NEW YORK — A legend of film, theater and comedy in nearly equal measure, Mike Nichols was an unquestioned fixture of smart, urbane American culture across a relentlessly versatile, six-decade career that on stage or screen, reliably coursed with crackling intelligence.
Nichols won nine Tonys, an Oscar, several Emmys and a Grammy. He made up the lanky half of his groundbreaking comic duo with Elaine May. As a director, he made countless performers — from Dustin Hoffman to Whoopi Goldberg — into stars. To consistent acclaim, he adapted Edward Albee, Neil Simon, Tony Kushner and Arthur Miller.
Nichols, who died Wednesday night in New York at 83, was a supreme orchestrator of material, talent and taste. In films like "The Graduate," "Who's Afraid of Virginia Woolf?" and "Carnal Knowledge," he left not only a firm stamp of authorship. But with a dry wit and a classical eye, he choreographed caustic social commentaries of couples drunk with bitterness, bored with regret and apprehensive in flight.
"I keep coming back to it, over and over: adultery and cheating," Nichols, who was divorced three times before marrying ABC News' Diane Sawyer in 1988, said last year. "It's the most interesting problem in the theater. How else do you get Oedipus?
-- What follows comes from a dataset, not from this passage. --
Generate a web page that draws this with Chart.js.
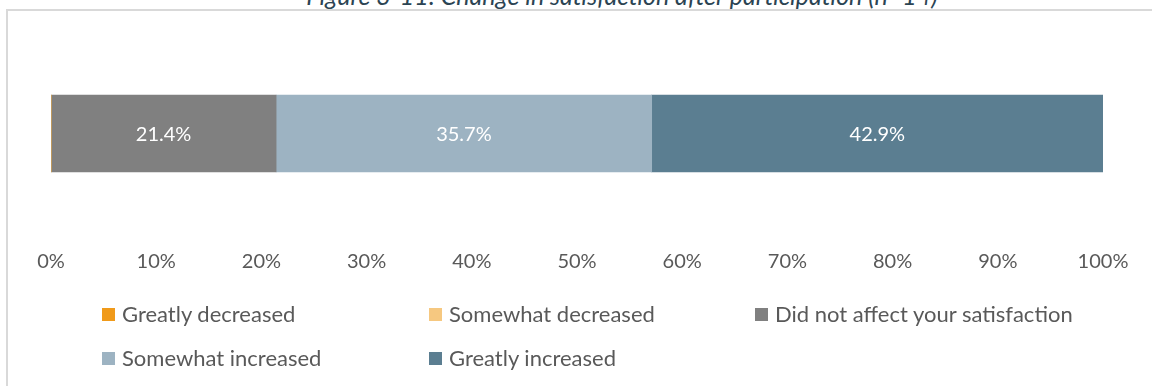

That's the first cheating in the theater."
Meryl Streep, who stared in Nichols' "Silkwood" and "Heartburn," recalled him as "a director who cried when he laughed, a friend without whom, well, we can't imagine our world."
Steven Spielberg called Nichols' passing a "seismic loss."
"For me, 'The Graduate' was life altering — both as an experience at the movies as well as a master class about how to stage a scene," said Spielberg. "Mike had a brilliant cinematic eye and uncanny hearing for keeping scenes ironic and real."
The Berlin-born Nichols, whose Jewish family emigrated to the U.S. in 1939, lost his hair at age 4 from a reaction to an inoculation for whooping cough, and would wear wigs the rest of his life. He began as a stand-up, and comedy would remain the bedrock to his sensibility and sense of timing.